▼▼▼

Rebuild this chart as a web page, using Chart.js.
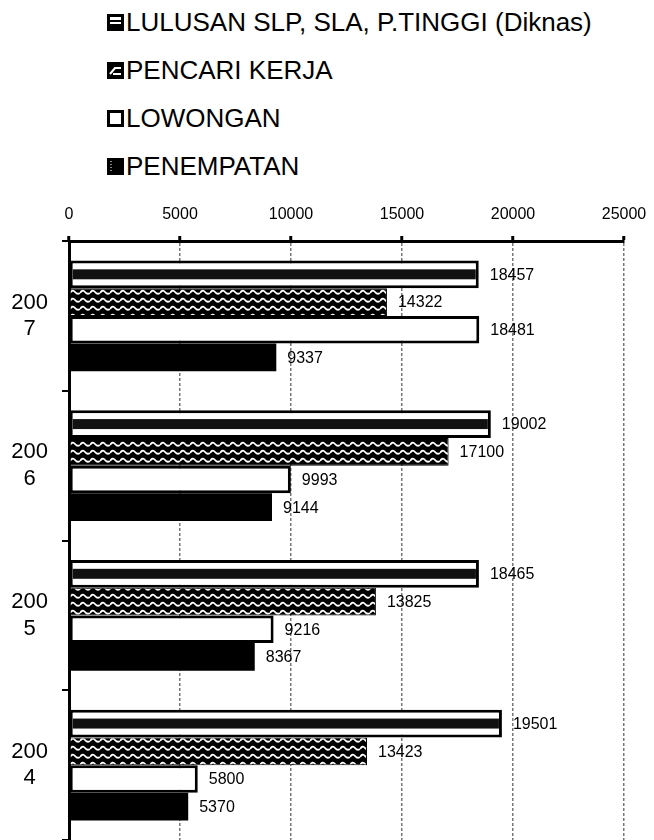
<!DOCTYPE html>
<html>
<head>
<meta charset="utf-8">
<script src="https://cdn.jsdelivr.net/npm/chart.js@4.4.1/dist/chart.umd.min.js"></script>
<style>
  html, body { margin: 0; padding: 0; background: #fff; }
  body { width: 654px; height: 840px; position: relative; overflow: hidden; font-family: 'Liberation Sans', Arial, sans-serif; }
  #chart { position: absolute; left: 0; top: 0; }
  #legend { position: absolute; left: 107px; top: -2px; }
  #legend .row { height: 48px; line-height: 48px; font-size: 26px; color: #000; white-space: nowrap; }
  #legend canvas { vertical-align: middle; margin-right: 2px; position: relative; top: -2px; }
</style>
</head>
<body>
<div id="legend"></div>
<canvas id="chart" width="654" height="840"></canvas>
<script>
const years = ['2007', '2006', '2005', '2004'];
const seriesNames = ['LULUSAN SLP, SLA, P.TINGGI (Diknas)', 'PENCARI KERJA', 'LOWONGAN', 'PENEMPATAN'];
const lulusan = [18457, 19002, 18465, 19501];
const pencari = [14322, 17100, 13825, 13423];
const lowongan = [18481, 9993, 9216, 5800];
const penempatan = [9337, 9144, 8367, 5370];
const xTicks = [0, 5000, 10000, 15000, 20000, 25000];

const FONT = "'Liberation Sans', Arial, sans-serif";

// wavy black/white fill for PENCARI KERJA
function wavePattern(ctx) {
  const c = document.createElement('canvas');
  c.width = 10; c.height = 8;
  const g = c.getContext('2d');
  g.fillStyle = '#000';
  g.fillRect(0, 0, 10, 8);
  g.strokeStyle = '#fff';
  g.lineWidth = 1.8;
  g.beginPath();
  g.moveTo(0, 5);
  g.quadraticCurveTo(2.5, 1, 5, 4);
  g.quadraticCurveTo(7.5, 7, 10, 5);
  g.stroke();
  return ctx.createPattern(c, 'repeat');
}

function drawSwatch(i) {
  const c = document.createElement('canvas');
  c.width = 17; c.height = 17;
  const g = c.getContext('2d');
  g.fillStyle = '#000';
  g.fillRect(0, 0, 17, 17);
  g.fillStyle = '#fff';
  if (i === 0) {
    g.fillRect(3, 3, 11, 7);
    g.fillStyle = '#000';
    g.fillRect(3, 6, 11, 2);
  } else if (i === 1) {
    g.strokeStyle = '#fff';
    g.lineWidth = 2;
    g.beginPath();
    g.moveTo(3, 12); g.lineTo(8, 6); g.lineTo(14, 6);
    g.moveTo(6, 12); g.lineTo(14, 12);
    g.stroke();
  } else if (i === 2) {
    g.fillRect(3, 3, 11, 11);
  } else {
    g.fillStyle = '#888';
    for (let y = 3; y < 14; y += 3) g.fillRect(3, y, 2, 1);
  }
  return c;
}

const legend = document.getElementById('legend');
seriesNames.forEach((name, i) => {
  const row = document.createElement('div');
  row.className = 'row';
  row.appendChild(drawSwatch(i));
  row.appendChild(document.createTextNode(name));
  legend.appendChild(row);
});

const ctx = document.getElementById('chart').getContext('2d');

// black band through the LULUSAN bars, and value labels at bar ends
const barExtras = {
  id: 'barExtras',
  afterDatasetsDraw(chart) {
    const c = chart.ctx;
    const band = chart.getDatasetMeta(0);
    c.save();
    band.data.forEach(el => {
      const p = el.getProps(['x', 'y', 'base', 'height'], true);
      const h = p.height * 0.36;
      c.fillStyle = '#111';
      c.fillRect(p.base + 3, p.y - h / 2, p.x - p.base - 6, h);
    });
    c.fillStyle = '#000';
    c.font = '16px ' + FONT;
    c.textAlign = 'left';
    c.textBaseline = 'middle';
    chart.data.datasets.forEach((ds, di) => {
      chart.getDatasetMeta(di).data.forEach((el, i) => {
        const p = el.getProps(['x', 'y'], true);
        c.fillText(String(ds.data[i]), p.x + 11, p.y + 1);
      });
    });
    c.restore();
  }
};

new Chart(ctx, {
  type: 'bar',
  data: {
    labels: years.map(y => [y.slice(0, 3), y.slice(3)]),
    datasets: [
      { label: seriesNames[0], data: lulusan, backgroundColor: '#fff', borderColor: '#000', borderWidth: 3 },
      { label: seriesNames[1], data: pencari, backgroundColor: wavePattern(ctx), borderColor: '#000', borderWidth: 1 },
      { label: seriesNames[2], data: lowongan, backgroundColor: '#fff', borderColor: '#000', borderWidth: 3 },
      { label: seriesNames[3], data: penempatan, backgroundColor: '#000', borderColor: '#000', borderWidth: 0 }
    ]
  },
  options: {
    indexAxis: 'y',
    responsive: false,
    animation: false,
    devicePixelRatio: 1,
    layout: { padding: { top: 0, right: 30, bottom: 0, left: 0 } },
    datasets: { bar: { categoryPercentage: 0.74, barPercentage: 1, borderSkipped: false } },
    plugins: { legend: { display: false }, tooltip: { enabled: false } },
    scales: {
      x: {
        position: 'top',
        min: 0,
        max: 25000,
        afterBuildTicks: s => { s.ticks = xTicks.map(v => ({ value: v })); },
        ticks: { color: '#000', font: { family: FONT, size: 16 }, padding: 12, callback: v => String(v) },
        grid: { color: '#777', lineWidth: 1.5, tickLength: 5, tickColor: '#000', tickWidth: 3, tickBorderDash: [] },
        border: { color: '#000', width: 3, dash: [3, 2] },
        afterFit: s => { s.height = 241; s.paddingRight = 0; }
      },
      y: {
        ticks: { color: '#000', font: { family: FONT, size: 22 }, crossAlign: 'center', padding: 14 },
        grid: { drawOnChartArea: false, tickLength: 7, color: '#000', lineWidth: 2 },
        border: { color: '#000', width: 3 },
        afterFit: s => { s.width = 69; s.paddingTop = 0; s.paddingBottom = 0; }
      }
    }
  },
  plugins: [barExtras]
});
</script>
</body>
</html>
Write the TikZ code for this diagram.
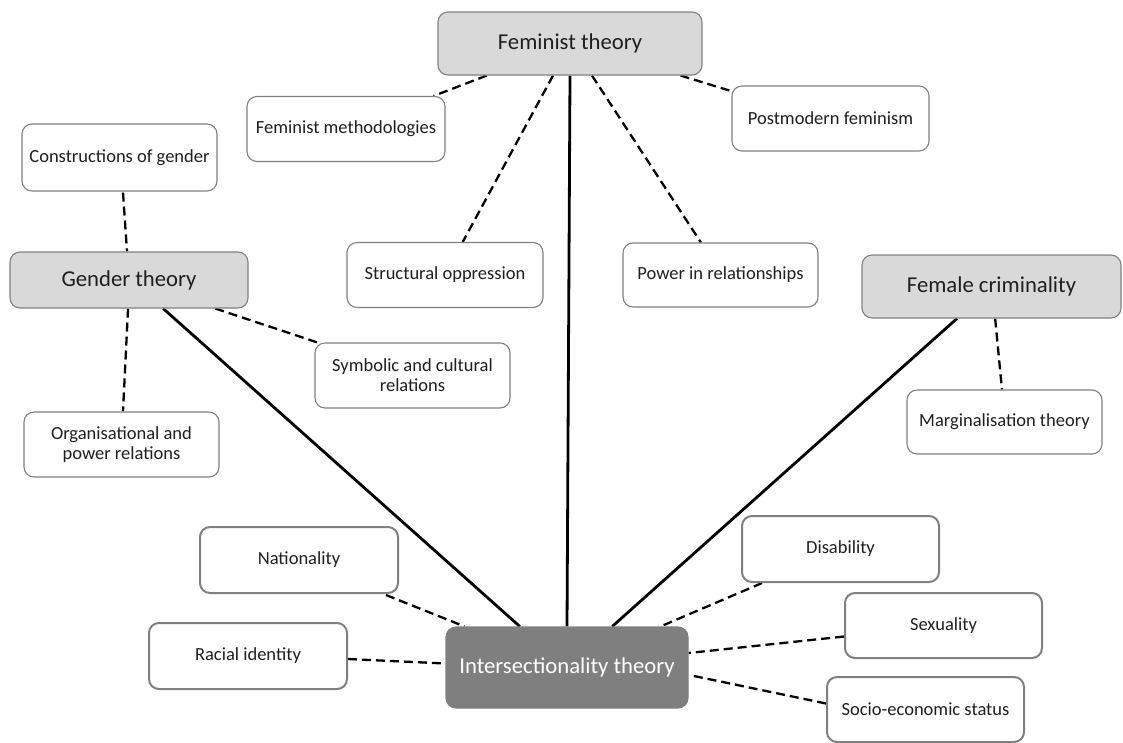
\documentclass[tikz,border=0pt]{standalone}
\usepackage{fontspec}
\setmainfont{Carlito}
\usetikzlibrary{calc}
\definecolor{boxline}{HTML}{808080}
\definecolor{headfill}{HTML}{D9D9D9}
\definecolor{corefill}{HTML}{7F7F7F}
\definecolor{ink}{HTML}{1F1F1F}
\pgfdeclarelayer{background}
\pgfsetlayers{background,main}
\begin{document}
\begin{tikzpicture}[x=1pt,y=-1pt,
  topic/.style={draw=boxline, line width=1.1pt, rounded corners=10pt, fill=white,
    text=ink, align=center, inner sep=0pt,
    font=\fontsize{18.5}{20}\selectfont},
  item/.style={topic, line width=2pt},
  theory/.style={topic, fill=headfill, font=\fontsize{22.7}{26}\selectfont},
  core/.style={theory, fill=corefill, draw=corefill, text=white},
  link/.style={line width=2.8pt, black},
  aside/.style={line width=2.3pt, black, dash pattern=on 9pt off 5pt},
]
\useasboundingbox (0,0) rectangle (1123,742);

% theory boxes
\node[theory, minimum width=264pt, minimum height=63pt] (fem)   at (570,43.5)  {Feminist theory};
\node[theory, minimum width=238pt, minimum height=56pt] (gen)   at (129,280)   {Gender theory};
\node[theory, minimum width=259pt, minimum height=63pt] (fcrim) at (991.5,286.5) {Female criminality};
\node[core,   minimum width=242pt, minimum height=81pt] (inter) at (567,667.5) {Intersectionality theory};

% concept boxes
\node[topic, minimum width=198pt, minimum height=65pt] (meth)   at (346,129)    {Feminist methodologies};
\node[topic, minimum width=197pt, minimum height=65pt] (post)   at (830.5,118.5) {Postmodern feminism};
\node[topic, minimum width=195pt, minimum height=67pt] (cons)   at (119.5,157.5) {Constructions of gender};
\node[topic, minimum width=196pt, minimum height=65pt] (struct) at (445,275)    {Structural oppression};
\node[topic, minimum width=195pt, minimum height=64pt] (power)  at (720.5,275)  {Power in relationships};
\node[topic, minimum width=195pt, minimum height=65pt] (symb)   at (412.5,375.5) {Symbolic and cultural\\relations};
\node[topic, minimum width=195pt, minimum height=65pt] (org)    at (121.5,444.5) {Organisational and\\power relations};
\node[topic, minimum width=195pt, minimum height=64pt] (marg)   at (1004.5,422) {Marginalisation theory};

% intersecting identities
\node[item, minimum width=198pt, minimum height=66pt] (nat)   at (299,560)    {Nationality};
\node[item, minimum width=198pt, minimum height=66pt] (race)  at (248,656)    {Racial identity};
\node[item, minimum width=197pt, minimum height=66pt] (dis)   at (840.5,549)  {Disability};
\node[item, minimum width=197pt, minimum height=65pt] (sex)   at (943.5,625.5) {Sexuality};
\node[item, minimum width=197pt, minimum height=65pt] (socio) at (925.5,709.5) {Socio-economic status};

\begin{pgfonlayer}{background}
% main theory links
\draw[link] (fem.south) -- (inter.north);
\draw[link] ($(gen.south west)!0.643!(gen.south east)$) -- ($(inter.north west)!0.306!(inter.north east)$);
\draw[link] ($(fcrim.south west)!0.367!(fcrim.south east)$) -- ($(inter.north west)!0.686!(inter.north east)$);

% feminist theory branches
\draw[aside] ($(fem.south west)!0.186!(fem.south east)$) -- ($(meth.north east)+(-12,0)$);
\draw[aside] ($(fem.south west)!0.436!(fem.south east)$) -- ($(struct.north west)!0.59!(struct.north east)$);
\draw[aside] ($(fem.south west)!0.583!(fem.south east)$) -- ($(power.north west)!0.40!(power.north east)$);
\draw[aside] ($(fem.south west)!0.917!(fem.south east)$) -- ($(post.north west)+(1,6)$);

% gender theory branches
\draw[aside] ($(cons.south)+(3.5,1)$) -- ($(gen.north)+(-2,0)$);
\draw[aside] ($(gen.south west)!0.496!(gen.south east)$) -- ($(org.north)+(1.5,0)$);
\draw[aside] ($(gen.south west)!0.861!(gen.south east)$) -- ($(symb.north west)+(3,0)$);

% female criminality branch
\draw[aside] ($(fcrim.south west)!0.514!(fcrim.south east)$) -- ($(marg.north west)!0.487!(marg.north east)$);

% intersecting identities
\draw[aside] ($(nat.south east)+(-13,1)$) -- ($(inter.north west)+(19,0)$);
\draw[aside] ($(race.east)+(0,3)$) -- ($(inter.west)+(0,-4)$);
\draw[aside] ($(dis.south west)+(21,0)$) -- ($(inter.north east)+(-28,0)$);
\draw[aside] ($(sex.west)+(0,11)$) -- ($(inter.east)+(0,-14.5)$);
\draw[aside] ($(socio.west)+(0,-6)$) -- ($(inter.east)+(3,8)$);
\end{pgfonlayer}
\end{tikzpicture}
\end{document}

▲▲▲

▶ _Task details_:
Write down exactly what the lines above say, from the line holding "Write the TikZ code for this diagram." through the line holding "(0,0) rectangle (1123,742);", and nothing more. Do not copy the pictures.

▶ _Answer for this exercise_:
Write the TikZ code for this diagram.
\documentclass[tikz,border=0pt]{standalone}
\usepackage{fontspec}
\setmainfont{Carlito}
\usetikzlibrary{calc}
\definecolor{boxline}{HTML}{808080}
\definecolor{headfill}{HTML}{D9D9D9}
\definecolor{corefill}{HTML}{7F7F7F}
\definecolor{ink}{HTML}{1F1F1F}
\pgfdeclarelayer{background}
\pgfsetlayers{background,main}
\begin{document}
\begin{tikzpicture}[x=1pt,y=-1pt,
  topic/.style={draw=boxline, line width=1.1pt, rounded corners=10pt, fill=white,
    text=ink, align=center, inner sep=0pt,
    font=\fontsize{18.5}{20}\selectfont},
  item/.style={topic, line width=2pt},
  theory/.style={topic, fill=headfill, font=\fontsize{22.7}{26}\selectfont},
  core/.style={theory, fill=corefill, draw=corefill, text=white},
  link/.style={line width=2.8pt, black},
  aside/.style={line width=2.3pt, black, dash pattern=on 9pt off 5pt},
]
\useasboundingbox (0,0) rectangle (1123,742);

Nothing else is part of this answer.